From a hardware perspective, the Intel® Gaudi® AI accelerator supports the RoCEv2 RDMA over Converged Ethernet protocol. Each Gaudi natively integrates ten 100Gigabit Ethernet ports supporting RoCEv2. Fig. 4 shows a server which features eight Gaudi devices. Within each Gaudi device, seven of the ten NIC ports are used for connecting to the other seven Gaudis within the server in an all-to-all processor configuration for scale-up and three are used for scale-out across servers.

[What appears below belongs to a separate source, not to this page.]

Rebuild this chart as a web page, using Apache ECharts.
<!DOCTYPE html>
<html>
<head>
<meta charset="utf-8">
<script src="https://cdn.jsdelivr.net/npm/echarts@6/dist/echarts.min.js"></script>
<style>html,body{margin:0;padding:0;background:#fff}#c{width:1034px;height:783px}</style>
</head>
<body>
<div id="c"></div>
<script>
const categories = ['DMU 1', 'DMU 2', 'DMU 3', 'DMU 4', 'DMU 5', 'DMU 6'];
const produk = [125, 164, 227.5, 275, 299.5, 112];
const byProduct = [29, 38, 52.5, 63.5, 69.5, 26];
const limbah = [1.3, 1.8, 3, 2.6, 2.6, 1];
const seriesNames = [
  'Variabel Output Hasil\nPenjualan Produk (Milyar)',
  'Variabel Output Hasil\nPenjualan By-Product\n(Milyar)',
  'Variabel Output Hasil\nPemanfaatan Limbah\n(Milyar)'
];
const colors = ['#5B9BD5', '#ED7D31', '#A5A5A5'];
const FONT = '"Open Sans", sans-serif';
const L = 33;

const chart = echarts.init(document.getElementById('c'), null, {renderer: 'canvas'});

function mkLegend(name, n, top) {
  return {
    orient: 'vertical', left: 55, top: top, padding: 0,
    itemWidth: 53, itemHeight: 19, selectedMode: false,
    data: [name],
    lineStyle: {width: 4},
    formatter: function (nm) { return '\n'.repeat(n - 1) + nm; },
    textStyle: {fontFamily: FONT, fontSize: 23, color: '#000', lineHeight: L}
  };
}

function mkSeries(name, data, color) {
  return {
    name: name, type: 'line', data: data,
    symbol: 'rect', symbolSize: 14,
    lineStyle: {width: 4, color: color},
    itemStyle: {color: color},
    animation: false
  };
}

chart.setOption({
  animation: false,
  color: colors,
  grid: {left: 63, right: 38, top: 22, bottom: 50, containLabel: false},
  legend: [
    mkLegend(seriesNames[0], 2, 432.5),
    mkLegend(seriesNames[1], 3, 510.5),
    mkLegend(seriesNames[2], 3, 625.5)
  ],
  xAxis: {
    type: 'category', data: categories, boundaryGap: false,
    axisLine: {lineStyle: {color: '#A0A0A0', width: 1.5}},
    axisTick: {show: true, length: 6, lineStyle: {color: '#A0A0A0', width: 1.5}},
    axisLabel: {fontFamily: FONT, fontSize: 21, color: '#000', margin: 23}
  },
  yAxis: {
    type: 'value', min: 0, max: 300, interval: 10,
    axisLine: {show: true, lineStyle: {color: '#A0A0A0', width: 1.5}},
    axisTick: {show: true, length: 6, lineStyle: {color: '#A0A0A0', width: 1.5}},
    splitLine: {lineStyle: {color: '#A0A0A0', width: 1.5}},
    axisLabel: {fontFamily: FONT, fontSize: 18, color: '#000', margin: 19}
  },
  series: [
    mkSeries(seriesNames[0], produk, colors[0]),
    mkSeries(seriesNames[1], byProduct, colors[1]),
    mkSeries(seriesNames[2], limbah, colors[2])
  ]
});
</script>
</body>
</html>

../../_images/Server_Block_Diagram.JPG

Figure 4 Server Block Diagram

Distributed Data Parallel - DDP

From a software perspective, Gaudi scaling with data parallelism in the PyTorch framework is achieved with torch.distributed package using DDP - Distributed Data Parallel

DDP is a widely adopted single-program multiple-data training paradigm. With DDP, the model is replicated on every process, and every model replica will be fed with a different set of input data samples. DDP takes care of gradient communication to keep model replicas synchronized and overlaps it with the gradient computations to speed up training. Refer PyTorch Distributed package for more details.

In Fig. 5 DDP integration with HCCL is shown.

../../_images/Gaudi_Distributed_With_DDP.png

Figure 5 Gaudi Distributed Training Software Stack